(To do) Don't include pictures. Quote the lines below from the first through the line that contains "import pandas as pd".

───── Given information

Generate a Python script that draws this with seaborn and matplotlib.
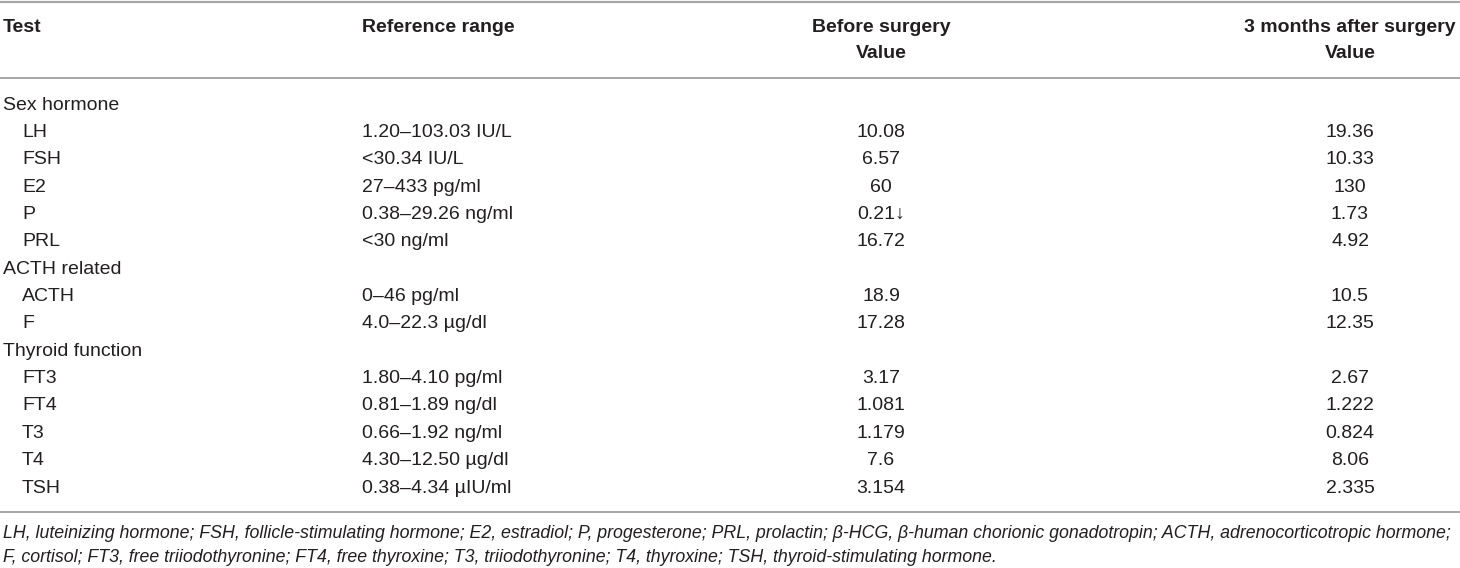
import matplotlib
matplotlib.use("Agg")
import matplotlib.pyplot as plt
import seaborn as sns
import pandas as pd

# table content
col_headers = ["Test", "Reference range", "Before surgery\nValue", "3 months after surgery\nValue"]
groups = ["Sex hormone", "ACTH related", "Thyroid function"]
group_tests = [
    ["LH", "FSH", "E2", "P", "PRL"],
    ["ACTH", "F"],
    ["FT3", "FT4", "T3", "T4", "TSH"],
]
ref_ranges = [
    "1.20–103.03 IU/L", "<30.34 IU/L", "27–433 pg/ml", "0.38–29.26 ng/ml", "<30 ng/ml",
    "0–46 pg/ml", "4.0–22.3 µg/dl",
    "1.80–4.10 pg/ml", "0.81–1.89 ng/dl", "0.66–1.92 ng/ml", "4.30–12.50 µg/dl", "0.38–4.34 µIU/ml",
]
before_vals = ["10.08", "6.57", "60", "0.21↓", "16.72", "18.9", "17.28",
               "3.17", "1.081", "1.179", "7.6", "3.154"]
after_vals = ["19.36", "10.33", "130", "1.73", "4.92", "10.5", "12.35",
              "2.67", "1.222", "0.824", "8.06", "2.335"]
footnote = ("LH, luteinizing hormone; FSH, follicle-stimulating hormone; E2, estradiol; P, progesterone; "
            "PRL, prolactin; β-HCG, β-human chorionic gonadotropin; ACTH, adrenocorticotropic hormone;\n"
            "F, cortisol; FT3, free triiodothyronine; FT4, free thyroxine; T3, triiodothyronine; "
            "T4, thyroxine; TSH, thyroid-stimulating hormone.")

# build row list (group headers + indented tests)
rows = []
k = 0
for g, tests in zip(groups, group_tests):
    rows.append({"label": g, "indent": False, "ref": "", "before": "", "after": ""})
    for t in tests:
        rows.append({"label": t, "indent": True, "ref": ref_ranges[k],
                     "before": before_vals[k], "after": after_vals[k]})
        k += 1
df = pd.DataFrame(rows)

sns.set_theme(style="white")
plt.rcParams["font.family"] = ["Liberation Sans", "DejaVu Sans"]
txt = "#231f20"
line_c = "#a6a6a6"

fig = plt.figure(figsize=(14.6, 5.68), dpi=100)
ax = fig.add_axes([0, 0, 1, 1])
ax.set_xlim(0, 1460)
ax.set_ylim(568, 0)
ax.axis("off")

fs = 14
# rules
for y, lw in [(1.5, 1.6), (78, 1.4), (512, 1.4)]:
    ax.plot([0, 1460], [y, y], color=line_c, lw=lw, solid_capstyle="butt")

# header
ax.text(3, 27, col_headers[0], fontsize=fs, fontweight="bold", color=txt, va="center", ha="left")
ax.text(362, 27, col_headers[1], fontsize=fs, fontweight="bold", color=txt, va="center", ha="left")
for x, h in [(881, col_headers[2]), (1350, col_headers[3])]:
    top, bottom = h.split("\n")
    ax.text(x, 27, top, fontsize=fs, fontweight="bold", color=txt, va="center", ha="center")
    ax.text(x, 54, bottom, fontsize=fs, fontweight="bold", color=txt, va="center", ha="center")

# body
y0, dy = 105, 27.36
for i, r in df.iterrows():
    y = y0 + dy * i
    ax.text(22 if r["indent"] else 3, y, r["label"], fontsize=fs, color=txt, va="center", ha="left")
    ax.text(362, y, r["ref"], fontsize=fs, color=txt, va="center", ha="left")
    ax.text(881, y, r["before"], fontsize=fs, color=txt, va="center", ha="center")
    ax.text(1350, y, r["after"], fontsize=fs, color=txt, va="center", ha="center")

# footnote
for j, line in enumerate(footnote.split("\n")):
    ax.text(3, 533 + 25 * j, line, fontsize=12.8, style="italic", color=txt, va="center", ha="left")

fig.savefig("out.png", dpi=100, facecolor="white")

──────────

(Final answer)
Generate a Python script that draws this with seaborn and matplotlib.
import matplotlib
matplotlib.use("Agg")
import matplotlib.pyplot as plt
import seaborn as sns
import pandas as pd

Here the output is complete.